Coping with Autoimmune diseases
My personal autoimmune diseases run in my family while some have not be diagnosed, My twin sister and I both have two different autoimmune diseases that attack the same gland. The diseases are both autoimmune because the same mutation causes the cells to attack themselves in different ways within the same gland. I have been diagnosed with Hashimoto's Thyroiditis which is an autoimmune disorder that attacks the thyroid gland causing it to under-produce except during a thyroiditis flare up. These flare ups are few and far between but can reek havoc within a body and cause self esteem issues with those particularly uncomfortable with weight gain. Under-active thyroid can cause weight gain as well as hair loss and skin changes. I also have Grave's Disease which causes the thyroid gland to over react and the biggest symptom I noticed was extreme weight loss, vomiting, and tremors. I started off with just having Hashimoto's which caused me to gain over 70lbs when it was untreated. I had horrible self esteem because I was in the military at the time and I tried every diet that the nutritionist threw at me and the most I'd loose was 2lbs even when following the strictest diet. I slowly learned that it doesn't matter how much I weigh as long as I was trying to be the healthiest I could be even without proper treatment. I have joint problems too so what I started to do was walk 1 mile a day and slowly increased it to 1.5 miles and just that little bit made me feel like I was trying to improve my own condition instead of blaming whatever was convenient. I didn't know what my diseases were so I set out to learn everything I could on them so that I could assist with my medical care and feel like I was intelligently aiding my health instead of causing the problem. What I was able to do after researching was to suggest ways to help me instead of stand there and ask the doctor to do everything. This action made me feel more in control. I started keeping track of all my blood work to monitor when I felt ok and when the symptoms started coming back so my health care team would know when to adjust the medication. Now I wear my weight like a flag showing that despite my weight issues and medical problems that I have an ability to monitor if not naturally adjust my condition to my feelings instead of moping about the what might have happened had I not been diagnosed.

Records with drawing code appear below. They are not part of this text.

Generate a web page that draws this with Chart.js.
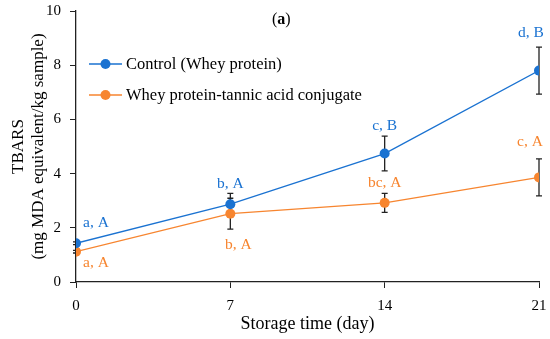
<!DOCTYPE html>
<html>
<head>
<meta charset="utf-8">
<title>TBARS vs storage time</title>
<script src="https://cdn.jsdelivr.net/npm/chart.js"></script>
<style>
  body { margin: 0; background: #fff; }
  .wrap { position: relative; width: 550px; height: 339px; }
</style>
</head>
<body>
<div class="wrap"><canvas id="tbars"></canvas></div>
<script>
// values
const days = [0, 7, 14, 21];
const controlMean = [1.43, 2.87, 4.74, 7.80];
const controlErr = [0.05, 0.40, 0.64, 0.87];
const conjugateMean = [1.12, 2.52, 2.92, 3.86];
const conjugateErr = [0.05, 0.57, 0.35, 0.68];
const controlLetters = ['a, A', 'b, A', 'c, B', 'd, B'];
const conjugateLetters = ['a, A', 'b, A', 'bc, A', 'c, A'];
const seriesNames = ['Control (Whey protein)', 'Whey protein-tannic acid conjugate'];
const yTicks = [0, 2, 4, 6, 8, 10];

const BLUE = '#1a72d1';
const ORANGE = '#f7852f';
const FONT = "'Liberation Serif', 'Times New Roman', serif";

// where each letter label sits relative to its point
const controlPlace = [[7, -20, 'left'], [0, -20, 'center'], [0, -28, 'center'], [-8, -38, 'center']];
const conjugatePlace = [[7, 11, 'left'], [8, 31, 'center'], [0, -20, 'center'], [-9, -35, 'center']];

const errPlugin = {
  id: 'errBars',
  beforeDatasetsDraw(chart) {
    const ctx = chart.ctx, xs = chart.scales.x, ys = chart.scales.y;
    const sets = [[controlMean, controlErr], [conjugateMean, conjugateErr]];
    ctx.save();
    ctx.strokeStyle = '#222';
    ctx.lineWidth = 1.3;
    sets.forEach(([m, e]) => {
      days.forEach((d, i) => {
        const x = xs.getPixelForValue(d);
        const yt = ys.getPixelForValue(m[i] + e[i]);
        const yb = ys.getPixelForValue(m[i] - e[i]);
        ctx.beginPath();
        ctx.moveTo(x, yt); ctx.lineTo(x, yb);
        ctx.moveTo(x - 3, yt); ctx.lineTo(x + 3, yt);
        ctx.moveTo(x - 3, yb); ctx.lineTo(x + 3, yb);
        ctx.stroke();
      });
    });
    ctx.restore();
  },
  afterDatasetsDraw(chart) {
    const ctx = chart.ctx, xs = chart.scales.x, ys = chart.scales.y;
    ctx.save();
    ctx.font = '15.5px ' + FONT;
    ctx.textBaseline = 'middle';
    const drawLetters = (m, letters, place, color) => {
      ctx.fillStyle = color;
      days.forEach((d, i) => {
        const [dx, dy, al] = place[i];
        ctx.textAlign = al;
        ctx.fillText(letters[i], xs.getPixelForValue(d) + dx, ys.getPixelForValue(m[i]) + dy);
      });
    };
    drawLetters(controlMean, controlLetters, controlPlace, BLUE);
    drawLetters(conjugateMean, conjugateLetters, conjugatePlace, ORANGE);

    // legend: line with marker, inside plot
    const colors = [BLUE, ORANGE];
    const rows = [64, 95];
    ctx.textAlign = 'left';
    ctx.font = '16.5px ' + FONT;
    seriesNames.forEach((name, i) => {
      ctx.strokeStyle = colors[i];
      ctx.lineWidth = 1.3;
      ctx.beginPath();
      ctx.moveTo(89, rows[i]); ctx.lineTo(122, rows[i]);
      ctx.stroke();
      ctx.fillStyle = colors[i];
      ctx.beginPath();
      ctx.arc(105.5, rows[i], 5, 0, Math.PI * 2);
      ctx.fill();
      ctx.fillStyle = '#000';
      ctx.fillText(name, 126, rows[i] + 1);
    });

    // panel label (a)
    ctx.fillStyle = '#000';
    ctx.font = '16px ' + FONT;
    const w1 = ctx.measureText('(').width;
    ctx.fillText('(', 272, 20);
    ctx.font = 'bold 16px ' + FONT;
    const w2 = ctx.measureText('a').width;
    ctx.fillText('a', 272 + w1, 20);
    ctx.font = '16px ' + FONT;
    ctx.fillText(')', 272 + w1 + w2, 20);
    ctx.restore();
  }
};

new Chart(document.getElementById('tbars'), {
  type: 'line',
  data: {
    datasets: [
      { label: seriesNames[0], data: days.map((d, i) => ({ x: d, y: controlMean[i] })),
        borderColor: BLUE, backgroundColor: BLUE, borderWidth: 1.3, pointRadius: 5, pointBorderWidth: 0, tension: 0 },
      { label: seriesNames[1], data: days.map((d, i) => ({ x: d, y: conjugateMean[i] })),
        borderColor: ORANGE, backgroundColor: ORANGE, borderWidth: 1.3, pointRadius: 5, pointBorderWidth: 0, tension: 0 }
    ]
  },
  options: {
    responsive: true,
    maintainAspectRatio: false,
    animation: false,
    layout: { padding: { top: 11, right: 11, left: 0, bottom: 0 } },
    plugins: { legend: { display: false }, tooltip: { enabled: false } },
    scales: {
      x: {
        type: 'linear', min: 0, max: 21,
        afterBuildTicks: s => { s.ticks = days.map(v => ({ value: v })); },
        afterFit: s => { s.height = 57; s.paddingLeft = 0; s.paddingRight = 0; },
        grid: { drawOnChartArea: false, drawTicks: true, tickLength: 6, color: '#222' },
        border: { display: true, color: '#222', width: 1.3 },
        ticks: { color: '#000', font: { family: FONT, size: 15 }, padding: 9, maxRotation: 0 },
        title: { display: true, text: 'Storage time (day)', color: '#000', font: { family: FONT, size: 18 }, padding: { top: 0, bottom: 4 } }
      },
      y: {
        min: 0, max: 10,
        afterBuildTicks: s => { s.ticks = yTicks.map(v => ({ value: v })); },
        afterFit: s => { s.width = 76; s.paddingTop = 0; s.paddingBottom = 0; },
        grid: { drawOnChartArea: false, drawTicks: true, tickLength: 6, color: '#222' },
        border: { display: true, color: '#222', width: 1.3 },
        ticks: { color: '#000', font: { family: FONT, size: 15 }, padding: 9 },
        title: { display: true, text: ['TBARS', '(mg MDA equivalent/kg sample)'], color: '#000', font: { family: FONT, size: 17 }, padding: { top: 8, bottom: 0 } }
      }
    }
  },
  plugins: [errPlugin]
});
</script>
</body>
</html>
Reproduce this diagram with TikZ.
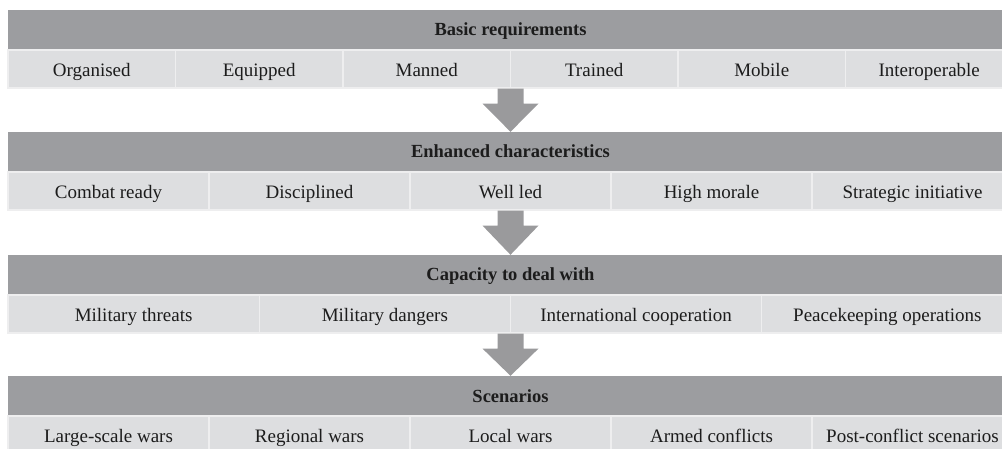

My father and his father both were diagnosed with Type 2 Diabetes in their 50s. My dad just turned 63 and he said his biggest coping mechanism with combating the disease is dieting with support. When we eat with him, everyone makes sure that the meal is a balanced nutrition and not overly sugar loaded. I suggested this to my step mother when he was diagnosed that if he couldn't have it in excess then let's not have it in the house in the extreme. I watched my grandfather growing up binge on cookies without ever checking his blood sugar levels. I know now from reviewing his actions later in life that he wasn't educated on how to control the disease and not let it take him over. He eventually died of a diabetes related heart problem that went undiagnosed because he didn't want to "control" a disease he felt he didn't have. I am proud of my father that he is not living in denial about how serious this condition is and that he is making life style changes that will improve his overall health and make him happy. My father told me once that just the support of his family has made the difference that my grandfather didn't have. I feel the biggest thing that will make or break the coping is having the support even through the hardest times from family and friends. If you do not have the support of those closest to you then their perceived attitudes can in turn make you feel like you are less of an individual due to a disease instead of unique.